I allow a sly little smile to creep up one side of my mouth thinking, I should put a yeah right at the end of the paragraph before this.
Yeah right, I don't want to anymore, she says smiling to herself knowing that she will occasionally slip on this point, but convinced that this is the right direction and she will succeed.

Monday, December 3, 2007

Smudge

Look at her fingers - she's gonna be a rockstar.

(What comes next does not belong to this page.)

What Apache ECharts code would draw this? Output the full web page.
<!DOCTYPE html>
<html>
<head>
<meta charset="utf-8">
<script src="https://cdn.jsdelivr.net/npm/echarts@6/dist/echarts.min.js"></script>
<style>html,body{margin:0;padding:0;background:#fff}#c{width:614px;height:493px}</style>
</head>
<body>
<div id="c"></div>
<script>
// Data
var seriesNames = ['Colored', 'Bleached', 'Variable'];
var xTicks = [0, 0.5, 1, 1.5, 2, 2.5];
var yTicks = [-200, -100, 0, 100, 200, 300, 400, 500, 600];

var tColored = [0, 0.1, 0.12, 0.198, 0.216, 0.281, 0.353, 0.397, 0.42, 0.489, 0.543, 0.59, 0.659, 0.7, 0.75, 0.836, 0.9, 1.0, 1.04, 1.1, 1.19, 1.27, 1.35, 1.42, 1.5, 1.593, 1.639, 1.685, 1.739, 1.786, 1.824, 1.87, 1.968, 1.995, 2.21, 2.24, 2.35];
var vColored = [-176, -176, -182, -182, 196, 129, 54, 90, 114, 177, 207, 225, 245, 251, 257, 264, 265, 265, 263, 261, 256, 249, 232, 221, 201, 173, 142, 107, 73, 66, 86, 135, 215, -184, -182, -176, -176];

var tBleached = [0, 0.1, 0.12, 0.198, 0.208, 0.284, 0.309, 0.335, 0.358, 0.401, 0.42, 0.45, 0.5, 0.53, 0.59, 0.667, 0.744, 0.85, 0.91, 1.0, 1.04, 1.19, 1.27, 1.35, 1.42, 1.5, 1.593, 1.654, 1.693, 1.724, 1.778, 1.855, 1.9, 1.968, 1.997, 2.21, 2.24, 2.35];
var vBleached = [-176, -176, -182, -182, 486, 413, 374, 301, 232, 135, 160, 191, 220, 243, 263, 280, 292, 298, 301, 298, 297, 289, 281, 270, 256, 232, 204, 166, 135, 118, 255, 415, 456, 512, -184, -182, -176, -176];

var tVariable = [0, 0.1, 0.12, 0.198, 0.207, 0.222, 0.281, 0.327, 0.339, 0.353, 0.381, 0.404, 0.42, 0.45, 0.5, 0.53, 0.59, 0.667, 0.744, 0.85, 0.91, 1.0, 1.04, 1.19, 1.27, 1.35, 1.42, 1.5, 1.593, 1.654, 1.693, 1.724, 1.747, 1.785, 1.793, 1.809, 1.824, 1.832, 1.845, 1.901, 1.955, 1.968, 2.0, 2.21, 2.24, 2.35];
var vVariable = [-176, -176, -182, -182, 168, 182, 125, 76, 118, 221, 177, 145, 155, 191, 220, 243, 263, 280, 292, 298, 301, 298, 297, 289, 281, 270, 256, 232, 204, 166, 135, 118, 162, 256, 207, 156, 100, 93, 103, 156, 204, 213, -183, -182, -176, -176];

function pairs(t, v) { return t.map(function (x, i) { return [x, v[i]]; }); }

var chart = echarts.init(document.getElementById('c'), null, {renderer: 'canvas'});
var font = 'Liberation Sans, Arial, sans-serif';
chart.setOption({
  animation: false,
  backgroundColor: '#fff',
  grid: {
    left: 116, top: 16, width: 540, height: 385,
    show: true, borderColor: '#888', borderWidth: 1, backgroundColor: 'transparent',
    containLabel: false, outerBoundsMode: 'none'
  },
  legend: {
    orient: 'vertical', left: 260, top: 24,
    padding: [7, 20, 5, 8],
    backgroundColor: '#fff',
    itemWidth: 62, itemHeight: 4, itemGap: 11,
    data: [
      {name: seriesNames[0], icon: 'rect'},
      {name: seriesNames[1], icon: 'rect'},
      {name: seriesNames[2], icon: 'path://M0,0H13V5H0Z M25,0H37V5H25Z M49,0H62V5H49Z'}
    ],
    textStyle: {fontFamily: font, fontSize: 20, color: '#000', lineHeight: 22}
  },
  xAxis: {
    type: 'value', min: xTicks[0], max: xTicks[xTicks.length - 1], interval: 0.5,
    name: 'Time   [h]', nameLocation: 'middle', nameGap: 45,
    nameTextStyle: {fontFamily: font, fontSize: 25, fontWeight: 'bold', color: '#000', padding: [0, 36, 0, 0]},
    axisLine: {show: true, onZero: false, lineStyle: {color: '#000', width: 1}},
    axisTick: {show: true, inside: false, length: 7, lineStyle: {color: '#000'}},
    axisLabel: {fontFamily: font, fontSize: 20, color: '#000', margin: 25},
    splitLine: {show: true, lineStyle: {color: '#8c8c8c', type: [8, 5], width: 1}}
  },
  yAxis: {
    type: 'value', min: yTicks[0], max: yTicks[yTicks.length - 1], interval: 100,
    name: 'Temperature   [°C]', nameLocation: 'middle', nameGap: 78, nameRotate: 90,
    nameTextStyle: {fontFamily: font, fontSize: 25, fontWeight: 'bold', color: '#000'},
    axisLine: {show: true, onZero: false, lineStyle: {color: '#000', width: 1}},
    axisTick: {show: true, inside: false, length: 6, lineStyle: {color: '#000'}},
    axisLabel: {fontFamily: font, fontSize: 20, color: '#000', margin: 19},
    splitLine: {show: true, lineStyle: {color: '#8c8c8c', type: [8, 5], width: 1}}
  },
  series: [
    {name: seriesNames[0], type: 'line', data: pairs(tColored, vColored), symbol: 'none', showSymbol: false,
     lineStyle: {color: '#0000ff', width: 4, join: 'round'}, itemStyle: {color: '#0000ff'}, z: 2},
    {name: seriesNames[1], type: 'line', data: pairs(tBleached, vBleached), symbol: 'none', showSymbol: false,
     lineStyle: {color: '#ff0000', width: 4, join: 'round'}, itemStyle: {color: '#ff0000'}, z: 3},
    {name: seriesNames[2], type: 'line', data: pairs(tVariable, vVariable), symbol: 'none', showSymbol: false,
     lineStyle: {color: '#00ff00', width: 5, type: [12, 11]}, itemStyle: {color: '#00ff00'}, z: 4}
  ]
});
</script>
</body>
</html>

So tonight I am reminded why I do not want kids of my own especially now that mine are 18 & 19. Poor Smudgie just could not "settle down." She kept spitting out her binky and scream - man that girl has some lungs on her. I tell ya, patience is not my best quality and I had to practice it tonight and the girl child was only gone about 1/2 hour. It is difficult to try to figure out what's the conflict in your world little eggplant. I finally got the plug in her mouth and she kept it there, I put her in her stroller which is now a fixture in my dining room and pushed it back and forth - she fell asleep just in time for her mother to get home. That is my luck - someone find me a binky and soak it in Patron.

Friday, November 30, 2007

LOOK OUT!!!

I'm in a mood and I have a bottle of wine, it's Friday night, I am home alone well not so much - the girl child has a man friend over so I am holed up in my bedroom with this laptop, my bottle of wine and sappy/sad movies. I cannot be held accountable for anything I say or do. Not a bad whine for not even having a sip of my wine yet.

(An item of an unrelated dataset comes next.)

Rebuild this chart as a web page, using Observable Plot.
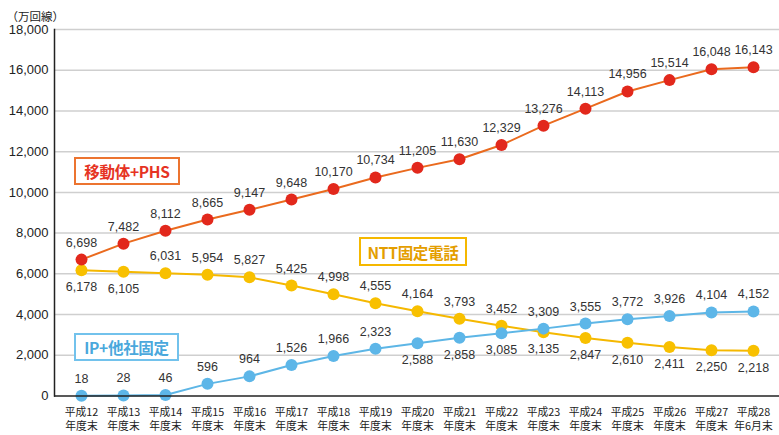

Saturday, November 24, 2007

Nothing but words

breathing crisp autum air longing solitude serenity floating swirling running hiding inhale exhale memories ripple across lives remember let go reflect receive move forward rain washing cleansing chasing fear

Tuesday, November 20, 2007

Tag - Did I do this right?

This is my first tag here in Blogosphere - tag u r it to anyone who is interested. This is a little long so feel free to edit and answer as you like.

Two names you go by (besides your given name):
1. Cristina
2. Sweetie (shhh don't tell anyone - I'm supposed to be a tough chick)

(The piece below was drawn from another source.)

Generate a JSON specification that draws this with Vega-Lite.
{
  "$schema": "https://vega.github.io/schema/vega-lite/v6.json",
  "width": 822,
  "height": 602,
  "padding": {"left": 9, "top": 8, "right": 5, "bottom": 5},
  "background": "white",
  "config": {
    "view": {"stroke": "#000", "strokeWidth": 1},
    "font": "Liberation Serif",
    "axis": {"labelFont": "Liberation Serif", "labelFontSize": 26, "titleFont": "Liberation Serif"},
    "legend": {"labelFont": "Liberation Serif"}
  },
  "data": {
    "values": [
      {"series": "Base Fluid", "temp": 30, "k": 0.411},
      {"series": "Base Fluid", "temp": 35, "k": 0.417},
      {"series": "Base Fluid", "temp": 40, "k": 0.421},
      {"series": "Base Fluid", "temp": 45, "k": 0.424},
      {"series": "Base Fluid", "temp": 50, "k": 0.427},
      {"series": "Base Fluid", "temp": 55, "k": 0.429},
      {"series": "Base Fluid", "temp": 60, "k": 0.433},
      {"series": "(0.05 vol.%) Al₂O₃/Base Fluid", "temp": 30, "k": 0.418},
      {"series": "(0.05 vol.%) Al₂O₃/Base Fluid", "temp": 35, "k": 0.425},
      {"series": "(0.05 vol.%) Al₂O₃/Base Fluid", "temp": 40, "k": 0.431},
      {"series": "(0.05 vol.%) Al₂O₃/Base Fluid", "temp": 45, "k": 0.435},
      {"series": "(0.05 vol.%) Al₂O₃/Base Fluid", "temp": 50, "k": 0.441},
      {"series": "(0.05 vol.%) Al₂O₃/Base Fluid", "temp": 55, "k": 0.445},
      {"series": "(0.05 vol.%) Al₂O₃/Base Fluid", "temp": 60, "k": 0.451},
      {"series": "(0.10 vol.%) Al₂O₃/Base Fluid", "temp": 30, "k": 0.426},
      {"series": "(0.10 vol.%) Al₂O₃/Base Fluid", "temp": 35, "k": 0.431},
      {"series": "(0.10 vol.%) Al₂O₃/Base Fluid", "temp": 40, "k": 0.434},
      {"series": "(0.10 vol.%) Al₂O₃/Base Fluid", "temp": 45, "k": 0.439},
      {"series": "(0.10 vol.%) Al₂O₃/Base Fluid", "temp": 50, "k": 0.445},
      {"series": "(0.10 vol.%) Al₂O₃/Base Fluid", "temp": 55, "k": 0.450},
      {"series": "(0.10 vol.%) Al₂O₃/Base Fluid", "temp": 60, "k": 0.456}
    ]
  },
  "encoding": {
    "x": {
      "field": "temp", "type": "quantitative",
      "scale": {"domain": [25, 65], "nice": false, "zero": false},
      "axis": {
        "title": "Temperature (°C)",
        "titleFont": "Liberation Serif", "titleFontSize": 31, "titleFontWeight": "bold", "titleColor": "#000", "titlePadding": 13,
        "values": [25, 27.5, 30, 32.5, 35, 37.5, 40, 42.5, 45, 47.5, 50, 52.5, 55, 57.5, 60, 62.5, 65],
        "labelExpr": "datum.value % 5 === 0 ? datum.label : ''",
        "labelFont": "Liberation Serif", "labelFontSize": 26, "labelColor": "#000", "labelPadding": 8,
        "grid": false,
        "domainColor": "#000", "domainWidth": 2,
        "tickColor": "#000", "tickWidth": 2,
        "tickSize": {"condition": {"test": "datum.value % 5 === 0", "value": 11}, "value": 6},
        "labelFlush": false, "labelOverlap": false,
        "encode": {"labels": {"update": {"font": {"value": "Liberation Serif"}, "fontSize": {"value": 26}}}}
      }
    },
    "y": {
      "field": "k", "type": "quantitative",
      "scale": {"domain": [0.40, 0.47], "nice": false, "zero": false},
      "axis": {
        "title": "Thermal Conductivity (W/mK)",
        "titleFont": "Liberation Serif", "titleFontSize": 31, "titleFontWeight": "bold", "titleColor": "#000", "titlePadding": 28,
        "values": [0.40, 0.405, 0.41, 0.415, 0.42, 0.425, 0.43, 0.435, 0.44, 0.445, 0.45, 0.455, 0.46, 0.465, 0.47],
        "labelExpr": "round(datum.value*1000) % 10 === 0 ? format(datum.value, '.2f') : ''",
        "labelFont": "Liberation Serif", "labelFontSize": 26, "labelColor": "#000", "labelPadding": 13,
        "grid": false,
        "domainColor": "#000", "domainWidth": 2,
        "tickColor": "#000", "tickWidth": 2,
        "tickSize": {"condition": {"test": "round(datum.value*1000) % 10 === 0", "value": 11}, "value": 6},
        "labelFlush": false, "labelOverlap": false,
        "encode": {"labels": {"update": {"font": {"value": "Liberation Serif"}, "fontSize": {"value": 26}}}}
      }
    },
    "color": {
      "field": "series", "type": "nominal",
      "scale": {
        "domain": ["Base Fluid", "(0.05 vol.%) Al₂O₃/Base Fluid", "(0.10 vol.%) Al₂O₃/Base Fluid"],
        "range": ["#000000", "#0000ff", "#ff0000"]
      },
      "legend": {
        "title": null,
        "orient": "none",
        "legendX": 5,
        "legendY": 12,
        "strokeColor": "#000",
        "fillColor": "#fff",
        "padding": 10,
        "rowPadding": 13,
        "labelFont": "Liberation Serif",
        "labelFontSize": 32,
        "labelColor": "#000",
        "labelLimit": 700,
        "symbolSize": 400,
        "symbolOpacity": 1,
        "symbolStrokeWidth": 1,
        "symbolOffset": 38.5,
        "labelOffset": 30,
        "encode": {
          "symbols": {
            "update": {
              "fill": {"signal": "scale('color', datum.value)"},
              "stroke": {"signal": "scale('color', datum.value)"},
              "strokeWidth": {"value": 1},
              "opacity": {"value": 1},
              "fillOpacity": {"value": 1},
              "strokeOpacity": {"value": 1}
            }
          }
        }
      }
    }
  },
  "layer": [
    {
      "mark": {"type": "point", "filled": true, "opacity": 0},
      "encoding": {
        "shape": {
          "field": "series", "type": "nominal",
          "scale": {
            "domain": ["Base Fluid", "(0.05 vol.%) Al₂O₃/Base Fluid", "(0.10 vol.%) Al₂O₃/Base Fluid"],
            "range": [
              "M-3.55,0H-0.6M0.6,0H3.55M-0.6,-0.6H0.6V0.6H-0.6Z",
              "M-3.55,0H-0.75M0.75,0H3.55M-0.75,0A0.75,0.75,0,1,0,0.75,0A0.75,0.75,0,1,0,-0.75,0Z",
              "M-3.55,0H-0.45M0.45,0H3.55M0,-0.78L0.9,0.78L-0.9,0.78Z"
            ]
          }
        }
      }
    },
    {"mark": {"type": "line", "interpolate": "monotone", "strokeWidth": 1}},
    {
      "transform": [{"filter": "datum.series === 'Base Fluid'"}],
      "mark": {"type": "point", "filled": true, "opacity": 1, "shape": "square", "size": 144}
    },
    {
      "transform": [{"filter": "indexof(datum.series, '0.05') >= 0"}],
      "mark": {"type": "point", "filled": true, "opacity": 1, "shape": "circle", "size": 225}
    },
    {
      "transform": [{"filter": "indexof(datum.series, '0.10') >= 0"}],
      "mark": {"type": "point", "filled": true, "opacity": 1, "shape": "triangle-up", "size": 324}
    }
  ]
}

Two things you are wearing right now:
1. Socks
2. Shoes

Two longest car rides:
1. Drive to North Cakalaka (NC)
2. Drive to Florida - remind me not to do that again <---Ditto CJ

Two of your favorite things to do:
1. Float in my kayak w/a water bottle of wine
2. Walk in the woods

Two things you want very badly at the moment:
1. I can't say the first (if I tell I'm afraid it won't come true)
2. A martini (I have not had one since 11/4)

Three animals you have or have had:
1. Horse
2. Rabbits
3. Chickens

Three people who will (hopefully) fill this out:
1.
2.
3.

Three Things you ate today:
1. Toast
2. BLT
3. Nada

Two things you're doing tomorrow:
1. Interview at a bar - so I can be the philosophizing bartender I was meant to be
2. Work

Two favorite holidays:
1. Don't have 1 (I know I am a bagh humbugh)
2. Don't have 2 (Really I am - I don't even want to put up an xmas tree - gimmee a reason)

Two favorite beverages:
1. Sam Adams (Seasonal most of the time)
2. Martini (Buddha's Little Helper @ Tisane)

Tag! You're it! Your turn!

Sunday, October 21, 2007

Reflections


This day was one of those days that I was able to just lose myself in the beauty in this world. This picture was taken with my cell phone. Imagine my surprise when I looked at this picture and saw the reflection of the cloudless day on the Farmington River.

Friday, October 19, 2007

It's Raining, It's Pouring

It is raining here today. I had an errand to run over lunch, which I originally left on begrudgingly.
On my way back to the office I walked by a pile of sand on the church lawn (let me just say Blue Back Square) and with the rain hitting the pavement I was suddenly swirling in my own mind or maybe it is that I wish I had a chance to get to an unadulterated ocean beach this year. My senses told me I was there. For October, it is still warm enough to take my shoes and socks off and enjoy the feel of the sand, rain and salt water on my feet. Oh the absolute joy and beauty of it. Of course during my little fantasy reality had to interfere by reminding me that I needed a light rain jacket on to protect my neck from the rain. I am sugar and spice after all. I could actually smell the salt air and the wet sand and hear the waves coming in off the ocean. Shoot for a few moments I forgot I was wearing shoes with heels on them. I felt the breeze blowing off of the ocean into my face as I turned to face it head on. I want you to take me there screams my soul silently - it's not too late.


Maybe Sunday I will take myself on a little trip in hopes of finding that almost vacant beach, the sun will be shining, it won't have the same effect of a beach on a rainy day but...it will be what I have needed all year.


I ended up thankful for that blasted errand.